Interview: Ashton Kutcher, Kevin Costner Discuss Teaming Up for ‘The Guardian’

Kevin Costner is afraid to walk down the hall with Ashton Kutcher is in his vicinity.
“A good rule of thumb is, if I’m there, you’re not getting Punk’d,” assures Kutcher, equally famous for his acting roles as he is for pulling pranks on celebrities (”Punk’ing” them).
“I’m confused about the whole thing,” Costner says.
Kutcher explains that when he is working with someone – like he did with Costner on “The Guardian,” hitting theatres Friday – he won’t Punk them.
“You have to be able to trust the person you’re standing across from,” Kutcher says.
That is especially true with “The Guardian,” a film with dangerous stunts involving helicopters and choppy waters.
In the film, Costner’s character, Ben Randall, is haunted by memories of a recent rescue mission gone wrong. Unable to efficiently continue serving as a U.S. Rescue Swimmer, he becomes a teacher, training such new recruits as the cocky Jake Fischer (Kutcher).
“I have spent an inordinate amount of time in the water in my career,” says Costner, who previously starred in “Waterworld.”
Costner almost turned down the role because of the water, he says, but ultimately decided it was perfect for him at this stage in his career.
“If we want to have complete filmographies, we will be in a movie like this. We will dance with the genres,” he says.
As for Kutcher, he was attracted to the role because it is different than what he is used to.
Kutcher is known for his dimwitted, juvenile charters like playing Kelso on “That ’70s Show” for eight seasons and of course for his role in “Dude, Where’s My Car.”
“I like doing movies that make me a little uncomfortable,” Kutcher says. “When you’re uncomfortable, you’re growing. I’ve never done anything that required so much physical output and this kind of dramatic output.”
By the time he completed the movie, Kutcher says he finally felt comfortable in such a mature and serious role.
“I could do this again,” he says. “But I wouldn’t do it again for that very reason, because now it’s comfortable.”
Another reason Kutcher decided to take the role: Kevin Costner. Kutcher was born in Iowa, home of the world’s most famous fictional baseball field in “Field of Dreams,” one of the films that helped lay the bricks to Costner’s legendary career.
“I grew up drinking from the fountain of Kevin Costner,” Kutcher says. “(In Iowa) you’re raised there with the mantra, ‘if you build it, they will come.’ I had a corn field in my backyard.”
In order for “The Guardian” to work, both Costner and Kutcher had to be at their best, Costner explains.
“It didn’t make any sense if I’m good and Ashton’s not, so we have an artistic approach and a professional approach with our business and we also understand a bigger picture,” he says.
Costner points to his and Kutcher’s off-screen roles as reasons why they share the same view on the approach to this film. Costner has directed a handful of films, most recently 2003’s “Open Range. He has also served as producer on about a dozen movies. Kutcher, meanwhile, has produced several of the films he has starred in.

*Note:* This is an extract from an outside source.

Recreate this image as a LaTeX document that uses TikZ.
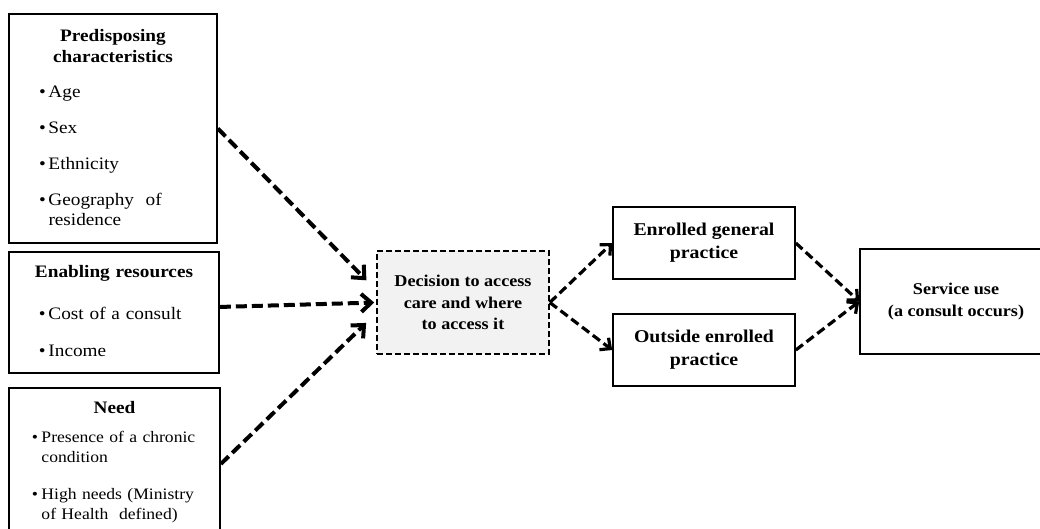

“He understand it’s really a team thing,” Costner says. “We knew our greatest chance was to be a team together. He was my partner.”
Costner plays Kutcher’s teacher in the film, but Kutcher saw that as art imitating life.
“It wasn’t difficult to look up to him in the film and secretly watch him as my teacher because he is that in real life to me. It’s a pretty special thing when you get to go to work with one of your heroes.”
But while Costner may be a hero of Kutcher’s, the real heroes, Kutcher says, are the real coast guards.
Kutcher trained for about eight months and participated in a weeklong boot camp, just a minute sampling the coast guards’ training.
“To find people that are as tough as they are, that have such big hearts, and are as generous with themselves, it’s sacrificial in a way,” says Kutcher.
“They go out when the conditions are at their worst,” adds Costner.
The film’s plot is familiar, Costner admits, but he hopes what sets “The Guardian” apart from hero films before it is the audience’s reaction.
“We think our movie is good but our movie is not anything that you have never seen before,” Costner says. “What we try to do in a real familiar movie is touch you.”
Something that may soon be familiar to Costner: getting Punk’d.
As the somewhat unlikely duo prepares for the film’s release worldwide over the next two months, Costner had better watch his back. The dangerous filming has long been over and Kutcher may now pounce on his prey at any time.
“Now,” Kutcher says, “it’s open season.”